Modern Solutions to Preventing Teenage Pregnancy
If scaring teenagers into abstaining from sex and avoiding pregnancy is not the answer, then what is? This is a question that has even the experts stumped. Although teenage pregnancy rates have declined a bit in recent years, they’re still alarming high. While I’m not an expert, I was once a teenage girl and do have a few ideas that could help prevent teenage pregnancy.
- Give teens a live surrogate baby! No, I’m not suggesting you hand over someone else’s precious bundle of joy to an inexperienced teen, but perhaps schools could work with daycare facilities to set up volunteer positions in the nursery. Teens can work under close supervision in the facility for a week and see what it’s really like to have a young baby. Carrying around a raw egg or even a really life-like doll for a week is not a true-to-life experience.
- Spend more time on open dialogue and less time lecturing. The moment you turn on your “lecture voice,” your teen tunes out. Bombarding kids with facts about teenage pregnancy isn’t a good solution. Opening up a two-sided dialogue about the risks and difficulties involved in being a teen parent is more likely to get your message across.
- Face reality and get that talk in early. It seems like both boys and girls are feeling pressured to have sex at a much earlier age than ever before. Kids as young as seven have been caught kissing- like really kissing, not just a peck on the cheek- in the schoolyard or at bus stops. While I’m not suggesting you give your toddler the sex education speech, don’t hold off until they’re in their late teens. By then, it could be too late. The sooner you talk to them about sex and teenage pregnancy, the sooner you can lay the groundwork for preventing it.

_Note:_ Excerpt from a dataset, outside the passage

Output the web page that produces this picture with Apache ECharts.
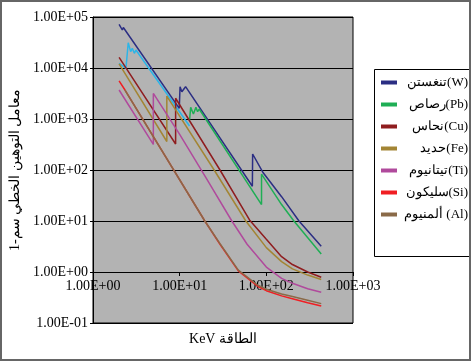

- Target teens where they actually spend time. Ad campaigns, when done correctly, can be effective. The Human Resource Administration in New York spent about $400,000 plastering ads in subways. That money would have been better spent placing ads on Facebook and other social networking sites where teens actually spend their time. Skip the scare tactics and create messages that empower teens to make better choices or direct them to places where they can get help if they’re feeling pressured.
The key to preventing teenage pregnancy is to find a campaign that speaks directly to teenagers on their level, rather than trying to scare them or lecture them into compliance. We all need to remember what it was actually like to be a teenager ourselves, then figure out a way to take a more modern approach to prevention tactics to fit teenagers as they are today.
What are your thoughts on the scare tactics? Do you have any suggestions to help prevent teenage pregnancy?
5 thoughts on “Teenage Pregnancy Prevention: Antiquated Scare Tactics Are Not the Answer”
The best method of birth control for me was education. I think kids these days know about condoms and even know where to get them, but think “Oh that will never happen to me”. I’ve always known I wanted to e a mother, but my sister was a teen mom and seeing what her and her children had to go through made me realize young that I never wanted to go down that path.
Scare tactics don’t work for the long term. However, I love the idea of having teens care for infants and young children in supervised settings. My teen has helped in the nursery at church and has no desire to have kids in the near future.
I’m not sure how much people actually read and absorb what they see on the subway…I know I sure don’t!
I don’t think that scare tactics will work. It’s time to put away the rhetoric and talk. Why not focus on the people involved in the situation. I think having a woman who was in the situation as a teen could share her thoughts, reactions and advice to others.